|
After the Raleigh mass shooting last month that took five lives, “the topic of gun violence is unfortunately foremost in the minds of many of us,” said Kella Hatcher, executive director of the state’s Child Fatality Task Force, at a meeting of the group on Monday.
The task force passed a recommendation at the meeting on firearm safety initiatives aimed at decreasing minors’ access to guns. Hatcher and William Lassiter, deputy secretary of the Division of Juvenile Justice and Delinquency Prevention, presented data indicating why the initiatives are needed:
There were 116 children under age 17 who died from firearm-related injuries in 2021. From 2012 to 2021, more than 600 children have died from firearm-related injuries. More than half of children who died by suicide in 2020 and 2021 used firearms to do so. Juvenile crime related to firearm possession has gone from 4% of all juvenile crime reports in 2017 to 13% in 2021.

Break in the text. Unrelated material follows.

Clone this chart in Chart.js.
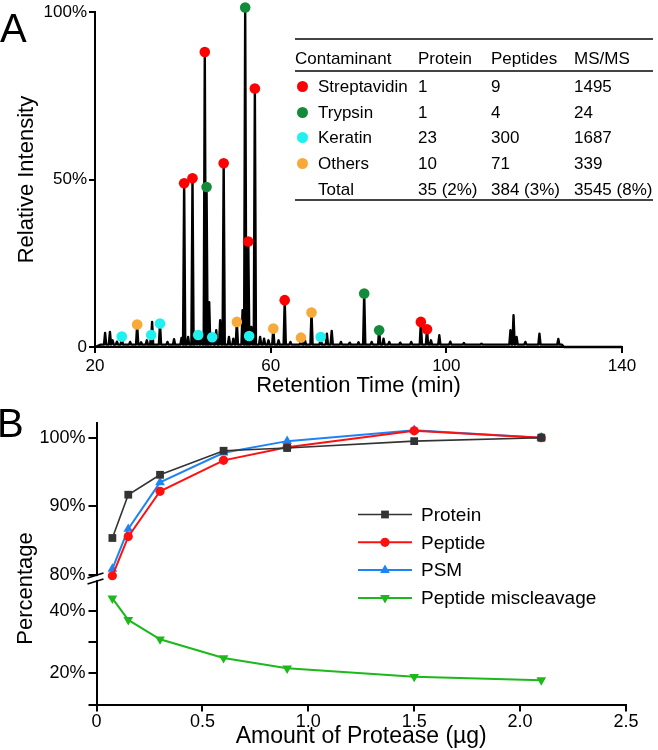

“Although it’s going to take multiple prevention strategies to really make a difference here, one thing we know will make a difference and that many can agree on, and that this task force has agreed on repeatedly, is getting gun owners to safely store their guns,” Hatcher said.
She cited a 2019 study by JAMA Pediatrics that found “6% to 32% of youth firearm deaths (by suicide and unintentional firearm injury) could be prevented, depending on the probability that an intervention motivates adults who currently do not lock all household firearms to instead lock all guns in their home.”
More than 40% of adults in North Carolina have a firearm in or around the home, and more than half of loaded guns are also unlocked, Hatcher said. She added that most school shootings are perpetrated with firearms found at home.
“That’s a lot of firearms that are accessible to curious young children, youth who are at risk of harming themselves, or others,” she said.
The recommendation, which the group has supported since 2018, would fund state-level positions that provide technical assistance to communities to launch local initiatives aimed at safe storage. The group is requesting $250,000 over two years from the legislature this session to go to the Department of Health and Human Services’ Injury and Violence Prevention Branch.
The Child Fatality Task Force, created by state statute in 1991, studies child death and makes recommendations to the Governor and the General Assembly “on how to prevent child death, prevent abuse and neglect, and support the safety and well-being of children,” according to its website.
Children are most often accessing guns at home, as well as in vehicles, Lassiter said. Gun purchases spiked during the pandemic, and firearm theft is now the No. 1 reason juveniles are breaking into cars, he said.
“Adults need to lock up those firearms, especially when they’re just leaving it on the front seat,” Lassiter said.
His division has also launched a “request for proposal” to create a public awareness campaign to educate adults and children on gun safety and safe storage. That work is supported with temporary funds and would be continued with the requested funding.
“This is not an anti-gun campaign,” Lassiter said, later adding that, “We’re gonna talk about how, if you have a gun in your house, how do you responsibly store that gun in your home.”
The recommendation made it into House Bill 427 during the 2021 legislative session, which passed the House but was not taken up in the Senate. The task force approved the recommendation unanimously.